The verse is stating that Israel will see the devastation of Edom from the borders of Israel and then they will see and understand God’s love and preserving hand was upon them by reducing another of their enemies to a lower status.  Joel, Amos, and Obadiah prophesied the downfall of Edom and now when it comes to pass, Israel will be witness to it.  Then once they see this they will magnify or glorify the name of the LORD and will begin to depart from their unbelief and start to return unto the LORD.  There will also be a great confession on the part of Israel as the verse states they will see but they will also say, which means they will confess the greatness of the LORD toward them.


Malachi 1:6 (KJB)

A son honoureth his father, and a servant his master: if then I be a father, where is mine honour? and if I be a master, where is my fear? saith the LORD of hosts unto you, O priests, that despise my name. And ye say, Wherein have we despised thy name?

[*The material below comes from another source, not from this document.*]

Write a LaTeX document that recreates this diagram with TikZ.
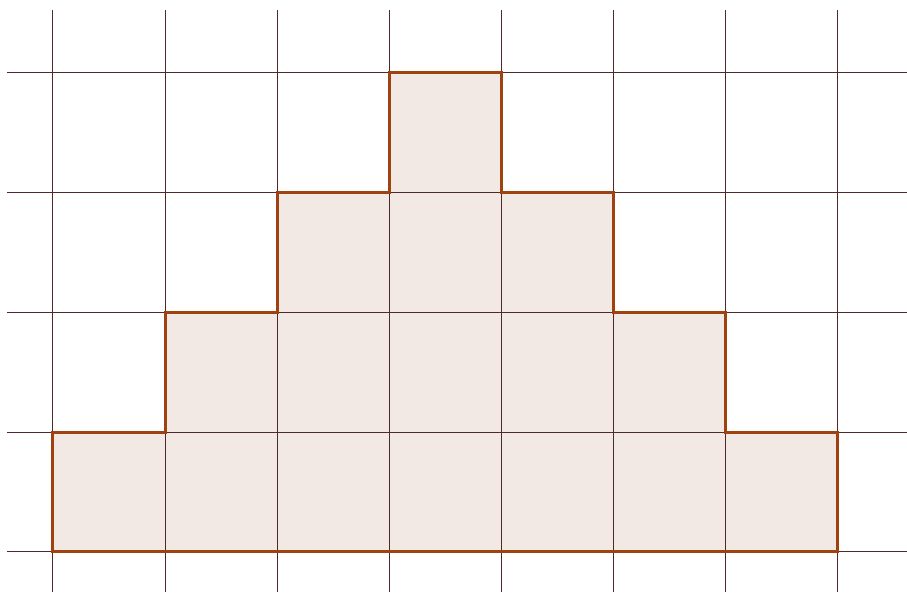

This portion of Malachi opens up with three pertinent questions.  A son normally will honor his father.  To honor someone is to respect or hold them in admiration.  A son sometimes will follow in his father’s footsteps.  A servant will also honor his master which mean they will obey them and seek their good and sometimes it is done out of fear of the consequences for disobedience.  Then the LORD asks the first question.  If he is a father, then where is his honor, since the Israelites were not honoring the Lord but neglecting him?  He then asks if he is a master, then where is the fear that a servant has of his master?  God had shown his tremendous power to the Israelites in many different ways and yet they did not have the good sense to fear him as one fears an earthly master.  The priests, the ones who should have been in the forefront of bringing the people back to the proper worship of the LORD, were the ones who despised the name of the LORD and that attitude had spread throughout the nation.  To despise someone or something is to regard with contempt or look down upon.  Then the obstinate people had the gall to respond by asking how have they despised the name of the LORD?


Malachi 1:7 (KJB)

Ye offer polluted bread upon mine altar; and ye say, Wherein have we polluted thee? In that ye say, The table of the LORD is contemptible.


This could be referring to the Table of Showbread where the priests may have placed soiled or stain filled bread or it could also be referring to the people who brought polluted sacrifices to the temple in violation of the Law of Moses.  Then while they do this they had the gall to ask where did we pollute thee?  God responds to them that since they did not respect the table of the Lord in the temple, their actions were showing they were contemptible.  The word “contemptible” means “despised or scorned.”  Instead of offering the proper pure sacrifices according to the Law, they were sacrificing second best and no doubt keeping the best for themselves.  In the days of the temple service, to defile the altar was to defile the LORD.